[Given request] Extract the lines from the start through the line that holds "2009, 2010, 2011, 2012, 2013, 2014, 2015, 2016, 2017, 2018];", both included, omitting all images.

[Data]
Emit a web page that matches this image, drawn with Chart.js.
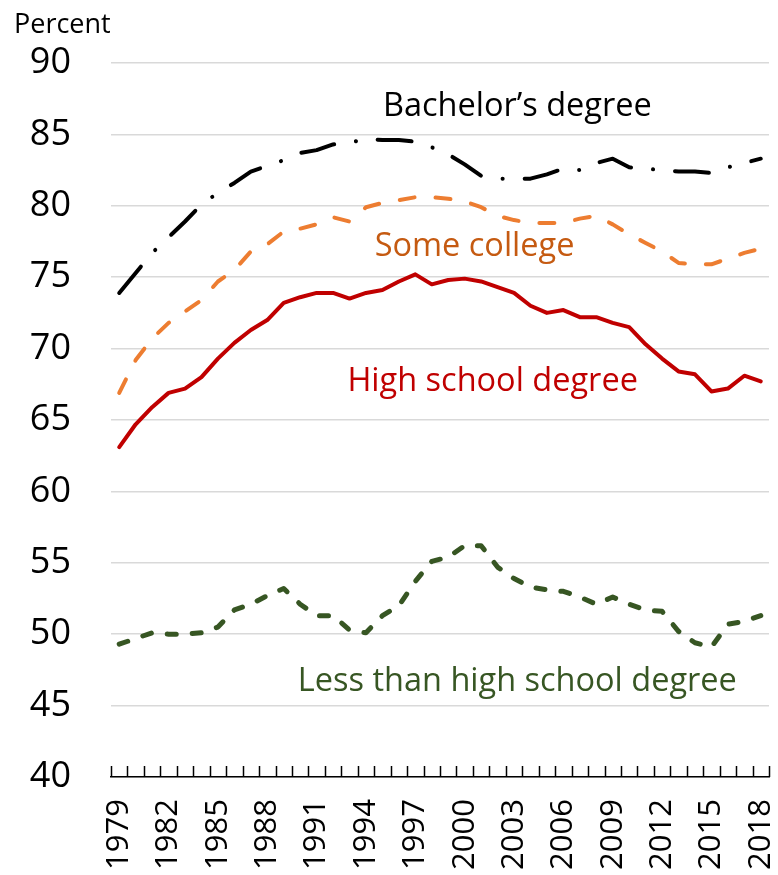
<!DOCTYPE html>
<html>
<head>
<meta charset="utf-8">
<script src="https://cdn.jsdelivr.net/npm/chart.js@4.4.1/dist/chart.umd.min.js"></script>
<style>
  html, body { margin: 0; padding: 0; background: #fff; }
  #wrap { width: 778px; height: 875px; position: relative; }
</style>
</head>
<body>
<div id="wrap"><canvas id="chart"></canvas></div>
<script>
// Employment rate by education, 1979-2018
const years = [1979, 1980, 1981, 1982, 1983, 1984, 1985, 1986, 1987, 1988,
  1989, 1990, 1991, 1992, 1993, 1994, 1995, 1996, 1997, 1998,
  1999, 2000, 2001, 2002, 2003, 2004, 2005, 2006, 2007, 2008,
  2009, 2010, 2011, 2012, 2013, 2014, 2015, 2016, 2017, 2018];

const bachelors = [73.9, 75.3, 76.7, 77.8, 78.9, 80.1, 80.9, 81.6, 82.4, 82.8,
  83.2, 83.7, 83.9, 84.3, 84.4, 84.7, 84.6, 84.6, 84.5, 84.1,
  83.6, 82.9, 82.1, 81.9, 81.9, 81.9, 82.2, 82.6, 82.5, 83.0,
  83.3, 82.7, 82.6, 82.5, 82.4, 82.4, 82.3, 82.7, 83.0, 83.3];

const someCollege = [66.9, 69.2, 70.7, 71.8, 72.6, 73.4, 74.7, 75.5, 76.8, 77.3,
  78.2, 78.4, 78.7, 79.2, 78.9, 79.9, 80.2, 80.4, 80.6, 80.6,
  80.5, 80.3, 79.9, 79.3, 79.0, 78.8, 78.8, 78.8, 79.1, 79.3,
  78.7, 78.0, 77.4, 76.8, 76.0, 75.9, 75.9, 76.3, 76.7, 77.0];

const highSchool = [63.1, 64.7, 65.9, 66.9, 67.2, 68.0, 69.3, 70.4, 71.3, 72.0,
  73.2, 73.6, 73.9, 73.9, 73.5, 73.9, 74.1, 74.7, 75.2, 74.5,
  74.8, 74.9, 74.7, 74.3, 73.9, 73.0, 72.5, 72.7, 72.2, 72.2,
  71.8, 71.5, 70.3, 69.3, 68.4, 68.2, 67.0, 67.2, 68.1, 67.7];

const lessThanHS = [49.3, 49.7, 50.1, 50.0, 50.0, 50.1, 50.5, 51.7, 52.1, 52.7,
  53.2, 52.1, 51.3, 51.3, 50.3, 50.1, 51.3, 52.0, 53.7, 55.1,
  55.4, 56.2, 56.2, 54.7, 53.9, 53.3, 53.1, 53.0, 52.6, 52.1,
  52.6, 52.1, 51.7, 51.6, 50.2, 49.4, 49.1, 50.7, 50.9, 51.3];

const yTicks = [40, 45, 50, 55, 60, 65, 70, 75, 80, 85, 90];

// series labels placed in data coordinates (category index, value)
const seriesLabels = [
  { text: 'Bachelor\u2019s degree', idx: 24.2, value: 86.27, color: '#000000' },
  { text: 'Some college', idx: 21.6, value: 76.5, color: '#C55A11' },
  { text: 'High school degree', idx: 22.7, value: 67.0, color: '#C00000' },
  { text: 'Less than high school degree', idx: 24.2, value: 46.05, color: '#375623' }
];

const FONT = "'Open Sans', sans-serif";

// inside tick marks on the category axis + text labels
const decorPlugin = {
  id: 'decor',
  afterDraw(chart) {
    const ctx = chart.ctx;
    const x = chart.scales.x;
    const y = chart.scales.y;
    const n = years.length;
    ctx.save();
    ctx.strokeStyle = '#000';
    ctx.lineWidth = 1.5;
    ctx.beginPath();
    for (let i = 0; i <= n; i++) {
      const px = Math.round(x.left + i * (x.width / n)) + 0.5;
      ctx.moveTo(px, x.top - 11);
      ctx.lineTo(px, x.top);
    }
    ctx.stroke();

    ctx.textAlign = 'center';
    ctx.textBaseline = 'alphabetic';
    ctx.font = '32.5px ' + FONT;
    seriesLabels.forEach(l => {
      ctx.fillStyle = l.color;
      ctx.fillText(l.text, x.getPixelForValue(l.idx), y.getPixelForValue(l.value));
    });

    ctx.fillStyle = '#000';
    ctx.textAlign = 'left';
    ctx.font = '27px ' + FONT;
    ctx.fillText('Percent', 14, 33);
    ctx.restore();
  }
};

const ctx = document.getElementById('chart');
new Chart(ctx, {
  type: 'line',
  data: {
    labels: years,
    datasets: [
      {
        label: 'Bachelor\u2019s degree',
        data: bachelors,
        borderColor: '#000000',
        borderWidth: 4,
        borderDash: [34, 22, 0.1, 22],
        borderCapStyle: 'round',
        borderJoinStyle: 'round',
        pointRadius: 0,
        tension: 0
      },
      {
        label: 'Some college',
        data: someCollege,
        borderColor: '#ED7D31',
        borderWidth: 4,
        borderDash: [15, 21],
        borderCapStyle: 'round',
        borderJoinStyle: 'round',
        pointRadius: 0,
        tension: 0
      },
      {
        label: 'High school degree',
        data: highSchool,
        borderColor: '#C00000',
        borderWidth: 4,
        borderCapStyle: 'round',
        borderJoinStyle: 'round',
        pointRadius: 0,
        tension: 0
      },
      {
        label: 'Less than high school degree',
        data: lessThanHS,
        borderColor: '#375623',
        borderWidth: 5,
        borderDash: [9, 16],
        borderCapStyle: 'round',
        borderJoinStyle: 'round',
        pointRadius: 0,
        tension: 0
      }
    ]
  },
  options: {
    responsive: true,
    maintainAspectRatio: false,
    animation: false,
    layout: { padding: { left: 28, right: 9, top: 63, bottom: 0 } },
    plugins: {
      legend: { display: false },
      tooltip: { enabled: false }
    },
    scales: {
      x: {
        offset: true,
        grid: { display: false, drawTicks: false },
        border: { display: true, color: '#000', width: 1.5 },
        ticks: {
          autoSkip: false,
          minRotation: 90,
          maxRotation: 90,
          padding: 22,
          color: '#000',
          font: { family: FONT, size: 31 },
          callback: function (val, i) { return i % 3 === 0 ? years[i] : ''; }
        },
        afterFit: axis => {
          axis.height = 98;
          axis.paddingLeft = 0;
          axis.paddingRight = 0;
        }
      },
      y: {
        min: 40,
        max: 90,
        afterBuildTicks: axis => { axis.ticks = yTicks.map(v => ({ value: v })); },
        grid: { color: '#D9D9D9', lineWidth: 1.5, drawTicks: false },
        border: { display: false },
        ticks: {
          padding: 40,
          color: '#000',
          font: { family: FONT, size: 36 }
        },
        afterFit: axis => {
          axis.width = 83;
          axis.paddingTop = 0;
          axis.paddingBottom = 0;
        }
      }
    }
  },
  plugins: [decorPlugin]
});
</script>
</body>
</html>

[Full answer]
Emit a web page that matches this image, drawn with Chart.js.
<!DOCTYPE html>
<html>
<head>
<meta charset="utf-8">
<script src="https://cdn.jsdelivr.net/npm/chart.js@4.4.1/dist/chart.umd.min.js"></script>
<style>
  html, body { margin: 0; padding: 0; background: #fff; }
  #wrap { width: 778px; height: 875px; position: relative; }
</style>
</head>
<body>
<div id="wrap"><canvas id="chart"></canvas></div>
<script>
// Employment rate by education, 1979-2018
const years = [1979, 1980, 1981, 1982, 1983, 1984, 1985, 1986, 1987, 1988,
  1989, 1990, 1991, 1992, 1993, 1994, 1995, 1996, 1997, 1998,
  1999, 2000, 2001, 2002, 2003, 2004, 2005, 2006, 2007, 2008,
  2009, 2010, 2011, 2012, 2013, 2014, 2015, 2016, 2017, 2018];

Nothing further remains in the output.